Le 16 juin, le directeur des programmes d'Arte écrit à Sammy Ghozlan
qu'il ne diffuserait pas le documentaire sur l'antisémitisme commandé
par la chaîne. Cinq jours plus tard, le film est pourtant programmé. Que
s'est-il passé ? En Allemagne, la polémique a gonflé. En France, le
président du CRIF s'en est mêlé. Qui a imposé cette volte-face et
pourquoi ?
Cher Alain Le Diberder,
Nous avons pris connaissance de la lettre que vous avez envoyée le 16
juin dernier à Sammy Ghozlan, président du Bureau national de vigilance
contre l'antisémitisme (BNVCA) et ce par un courrier de ce dernier.
Vous y expliquez clairement les raisons pour lesquelles Arte, dont vous
dirigez les programmes, ne diffusera pas le documentaire intitulé Un peuple élu et mis à part : l’antisémitisme en Europe, qu'elle avait commandé à deux journalistes allemands.
Ayant visionné attentivement le documentaire en question, nous tenons
à vous féliciter pour ce texte que nous partageons pleinement. Les
raisons professionnelles et déontologiques que vous exposez recoupent
les critiques historiques que, pour notre part, nous formulons et que
vous trouverez résumées ci-dessous.
Le problème, c'est que, cinq jours plus tard, Arte a finalement
programmé ce film, suivi d'un débat organisé par la chaîne allemande
WDR.
Que s'est-il passé durant ces cinq jours qui justifie cette soudaine
volte-face ? Faute de précisions de votre part, nous ne pouvons que
chercher à comprendre les facteurs de cette décision.
Nous en voyons
deux :
Le premier, c'est le gonflement de la polémique animée outre-Rhin, par le quotidien Bild, un des principaux journaux populistes d'Europe - en allemand, on parle de « presse de caniveau ». Cette campagne a fait céder la chaîne allemande, vous plaçant en position difficile.
Mais un second facteur intervient. Le président du Conseil
représentatif des institutions juives de France (CRIF), Francis Kalifat,
après s'être plaint au ministre de l'intérieur, Gerard Collomb, a fait
savoir publiquement qu'il avait demandé à vous rencontrer. Après quoi,
il se félicitera, également publiquement, de votre changement d'avis,
comme le BNVCA et plusieurs sites pro-israéliens.
La première approche, si vous la confirmez, ne pose qu'une simple
question : celle de l'indépendance d'Arte vis-à-vis de son partenaire
allemand.
La seconde, en revanche, pose une question plus grave. Comme vous le
savez, un des « arguments » des antisémites et des complotistes est
qu'un « lobby juif » omnipuissant ferait ce qu'il voudrait en France: ce qui s'est passé ne risque-t-il pas d'alimenter ce délire ?

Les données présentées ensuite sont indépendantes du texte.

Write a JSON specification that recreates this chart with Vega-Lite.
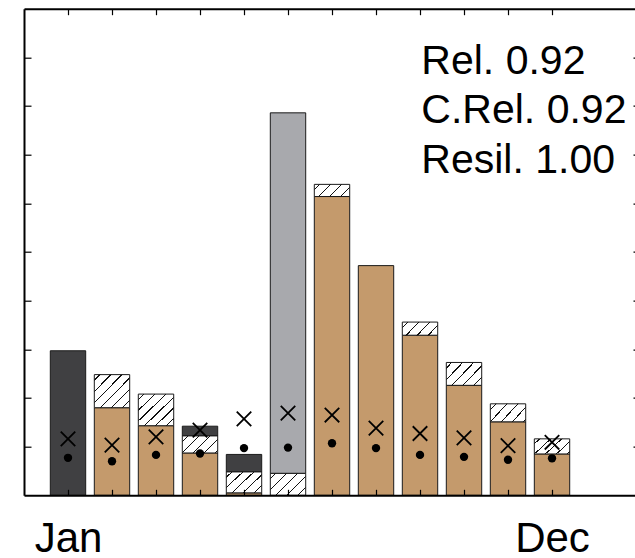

D'où ces quatre questions :
- qui a décidé de la diffusion le 21 juin du documentaire refusé le 16 ?
- quels sont les motifs de cette décision ?
- le CRIF a-t-il joué le rôle qu'il s'attribue dans ce retournement ?
- Quelles leçons tirez-vous, comme responsable des programmes d'Arte, de cette affaire.
Avec l'assurance de notre considération distinguée,
Dominique Vidal, journaliste et historien
Thomas Vescovi, professeur et chercheur en histoire contemporaine
Autopsie d’une propagande
Le problème posé par le documentaire en question, c'est qu'il ne
s'agit pas d'une enquête fouillée, mais d'un simple exercice de
propagande.
La meilleure preuve, c'est qu'aucune des personnalités et
experts interviewés tout au long du film ne propose un point de vue
différent de la thèse des auteurs. Seules s'en démarquent les ONG
citées, qui se sont plaint de la déformation systématique de leurs
positions, à laquelle elles n'ont eu aucun droit de réponse.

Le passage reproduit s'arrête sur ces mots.